Setelah Prasasti Besole di Blitar diberi cungkup pada Agustus 2020 lalu, sebentar lagi giliran Prasasti Siman di Kediri akan dibenahi. Keduanya merupakan usaha tidak kenal lelah beberapa komunitas sejarah dan budaya. Peran komunitas untuk kelestarian cagar budaya memang besar. Di saat pemerintah tidak mampu melakukan publikasi dan pelestarian, komunitaslah yang turun tangan. Arkeologi semakin dikenal justru karena peran komunitas.
Prasasti Siman disebut juga Prasasti Paradah. Sejak lama prasasti itu terletak di area pekarangan warga dengan kondisi lingkungan yang kurang terawat. Di sini terdapat dua prasasti, jadi disebut Paradah 1 dan Paradah 2. "Bukti fisik peninggalan leluhur yang mempunyai nilai sejarah sangat tinggi ini diabaikan oleh pemerintah dan tidak ada perhatian sama sekali," demikian tulis Tribunus.co.id (12/08/2019).
"Bertahun-tahun sudah penantian janji-janji dari berbagai pihak untuk membuat tempat yang dekat dengan kandang sapi tersebut menjadi lebih layak juga tidak pernah terealisasi," sambung Tribunus.co.id.
Kalau diangkat, prasasti batu ini sangat berat. Bila kurang terawat, aksara pada prasasti bisa rusak atau aus. Maklum karena berada di ruang terbuka, cuaca sering kali tidak bersahabat. Sebenarnya prasasti itu sudah bercungkup. Namun masih terbuat dari bahan sederhana. Kini akan diganti dengan cungkup yang lebih tahan lama.
Terpanggil
Untung saja beberapa komunitas di Jawa Timur terpanggil. Soal penyelamatan dan pelestarian benda-benda purbakala, mereka berperan besar.

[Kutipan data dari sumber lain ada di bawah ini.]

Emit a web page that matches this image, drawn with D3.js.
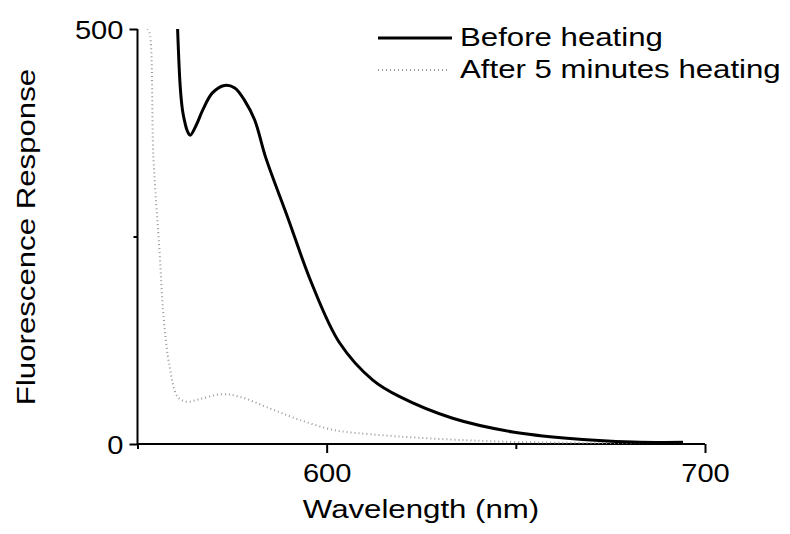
<!DOCTYPE html>
<html>
<head>
<meta charset="utf-8">
<script src="https://cdn.jsdelivr.net/npm/d3@7"></script>
<style>
  html, body { margin: 0; padding: 0; background: #fff; }
  svg { display: block; }
  text { font-family: "Liberation Sans", Arial, Helvetica, sans-serif; fill: #000; }
</style>
</head>
<body>
<svg id="chart" width="790" height="534"></svg>
<script>
// ---- data ----
const beforeWl  = [560.6, 561.3, 561.9, 562.4, 563.1, 563.9, 565.6, 567.2, 569.8, 573.0, 575.7, 578.3, 581.0, 583.9, 589.7, 596.0, 603.4, 612.2, 619.3, 633.3, 649.2, 663.5, 681.0, 694.2];
const beforeVal = [500, 430, 402, 390, 378, 372, 385, 402, 423, 432, 429, 414, 390, 345, 273, 194, 122, 77, 57, 31, 14.5, 7, 2.4, 2];
const afterWl   = [552.6, 553.2, 554.2, 555.8, 556.9, 558.5, 560.6, 563.0, 566.4, 572.2, 577.0, 584.9, 592.9, 601.6, 605.3, 619.3, 637.0, 650.3, 672.0, 694.0];
const afterVal  = [500, 495, 346, 234, 153, 93, 57, 51, 54, 60, 57, 43, 29, 17, 14.5, 9, 4.5, 2.4, 1.2, 1];
const xMajorTicks = [600, 700];
const xMinorTicks = [550, 650];
const yMajorTicks = [0, 500];
const yMinorTicks = [250];
const seriesNames = ["Before heating", "After 5 minutes heating"];
const xTitle = "Wavelength (nm)";
const yTitle = "Fluorescence Response";

// ---- layout ----
const svg = d3.select("#chart");
const x = d3.scaleLinear().domain([550, 700]).range([137.5, 705]);
const y = d3.scaleLinear().domain([0, 500]).range([444, 29]);
const FS = 26, SX = 1.2, SXN = 1.12;

svg.append("defs").append("clipPath").attr("id", "plot")
  .append("rect").attr("x", x(550)).attr("y", y(500)).attr("width", x(700) - x(550)).attr("height", y(0) - y(500));

// axes
const xAxisMajor = d3.axisBottom(x).tickValues(xMajorTicks).tickSize(9).tickPadding(2).tickFormat(d3.format("d"));
const xAxisMinor = d3.axisBottom(x).tickValues(xMinorTicks).tickSize(5).tickFormat("");
const yAxisMajor = d3.axisLeft(y).tickValues(yMajorTicks).tickSize(8).tickPadding(2).tickFormat(d3.format("d"));
const yAxisMinor = d3.axisLeft(y).tickValues(yMinorTicks).tickSize(4).tickFormat("");

function styleAxis(g) {
  g.selectAll(".domain").attr("stroke", "#000").attr("stroke-width", 2);
  g.selectAll(".tick line").attr("stroke", "#000").attr("stroke-width", 2);
  g.selectAll("text").attr("font-size", FS).attr("font-family", "Liberation Sans, Arial, sans-serif").attr("fill", "#000");
}

const gx = svg.append("g").attr("transform", `translate(0,${y(0)})`).call(xAxisMajor).call(styleAxis);
gx.selectAll(".domain").attr("d", `M${x(550)},0H${x(700)}`);
gx.selectAll(".tick text").attr("dy", null).attr("y", 0)
  .attr("transform", `translate(0,38) scale(${SXN},1)`);
const gxm = svg.append("g").attr("transform", `translate(0,${y(0)})`).call(xAxisMinor).call(styleAxis);
gxm.selectAll(".domain").remove();

const gy = svg.append("g").attr("transform", `translate(${x(550)},0)`).call(yAxisMajor).call(styleAxis);
gy.selectAll(".domain").attr("d", `M0,${y(500)}V${y(0)}`);
gy.selectAll(".tick text").attr("x", 0).attr("dy", "0.36em")
  .attr("transform", `translate(-14,0) scale(${SXN},1)`);
const gym = svg.append("g").attr("transform", `translate(${x(550)},0)`).call(yAxisMinor).call(styleAxis);
gym.selectAll(".domain").remove();

// lines
const plot = svg.append("g").attr("clip-path", "url(#plot)");
const line = d3.line().x(d => x(d[0])).y(d => y(d[1])).curve(d3.curveCatmullRom.alpha(0.5));
const beforeData = beforeWl.map((w, i) => [w, beforeVal[i]]);
const afterData = afterWl.map((w, i) => [w, afterVal[i]]);

plot.append("path").datum(afterData).attr("d", line)
  .attr("fill", "none").attr("stroke", "#999").attr("stroke-width", 2).attr("stroke-dasharray", "1,3");
plot.append("path").datum(beforeData).attr("d", line)
  .attr("fill", "none").attr("stroke", "#000").attr("stroke-width", 3).attr("stroke-linejoin", "round");

// legend
const legend = svg.append("g");
legend.append("line").attr("x1", 378).attr("x2", 452).attr("y1", 38).attr("y2", 38)
  .attr("stroke", "#000").attr("stroke-width", 3);
legend.append("line").attr("x1", 378).attr("x2", 450).attr("y1", 70).attr("y2", 70)
  .attr("stroke", "#999").attr("stroke-width", 2).attr("stroke-dasharray", "1,3");
legend.append("g").attr("transform", `translate(460,46) scale(${SX},1)`)
  .append("text").attr("font-size", FS).text(seriesNames[0]);
legend.append("g").attr("transform", `translate(460,78) scale(${SX},1)`)
  .append("text").attr("font-size", FS).text(seriesNames[1]);

// titles
svg.append("g").attr("transform", `translate(421,518) scale(${SX},1)`)
  .append("text").attr("font-size", FS).attr("text-anchor", "middle").text(xTitle);
svg.append("g").attr("transform", `translate(35,237) rotate(-90) scale(${SX},1)`)
  .append("text").attr("font-size", FS).attr("text-anchor", "middle").text(yTitle);
</script>
</body>
</html>
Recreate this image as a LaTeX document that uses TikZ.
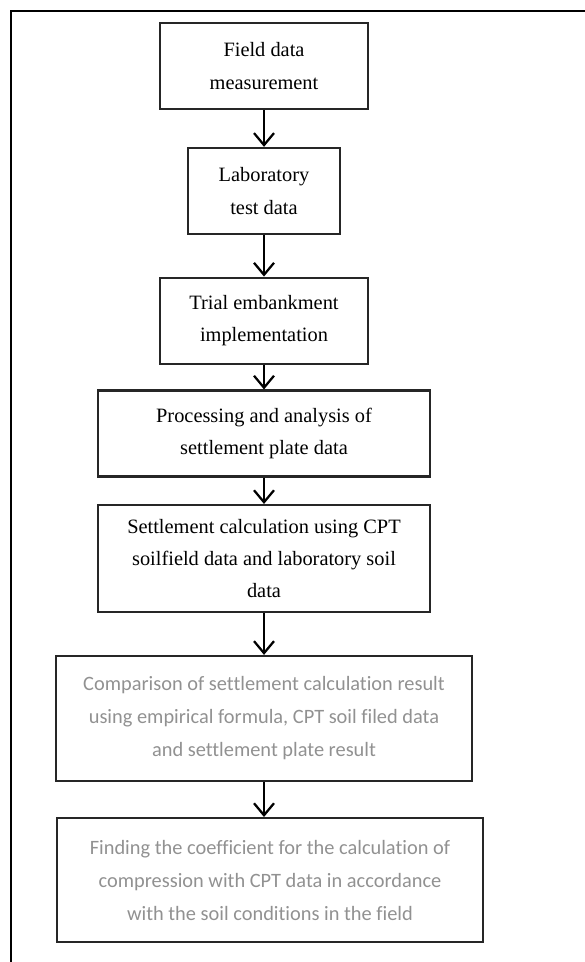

Prasasti Siman, berada di Dusun Siman, Desa Siman, Kec. Kepung, Kab. Kediri, Jawa Timur. Di dalam prasasti disebutkan anugerah lmah sawah sima di Desa Paradah, wilayah Watak Paradah. Sampai sekarang nama "Paradah" masih terabadikan sebagai salah satu nama dusun di Desa Siman, yaitu Dusun Bogorpradah.
Prasasti Siman diterbitkan oleh ri Mahrja Rak Hino Pu Sidok ri Inawikramadharmmottunggadewa pada 856 Saka atau 934 Masehi. Jadi usianya sudah lebih dari 1.000 tahun.
ri Mahrja Rak Hino Pu Sidok ri Inawikramadharmmottunggadewa adalah salah satu raja Kerajaan Mdang di Bumi Mataram. Dalam prasasti ditemukan nama Kerajaan yang diperintahnya, "makadatuan sri maharaja i mdang ing bumi mataram". Beliau terkenal sebagai pendiri wangsa isyana.
Sejak 7 September 2020 lalu pengumpulan dana sudah dibuka. Kegiatan itu dikoordinasi oleh Mas Novi dan Mas Doni. Beberapa individu sudah memberikan bantuan. Semoga setelah ini sejumlah peninggalan leluhur, termasuk yang ada di sekitar prasasti, bisa dijadikan aset desa untuk kawasan wisata sehingga mampu memberdayakan masyarakat sekitar.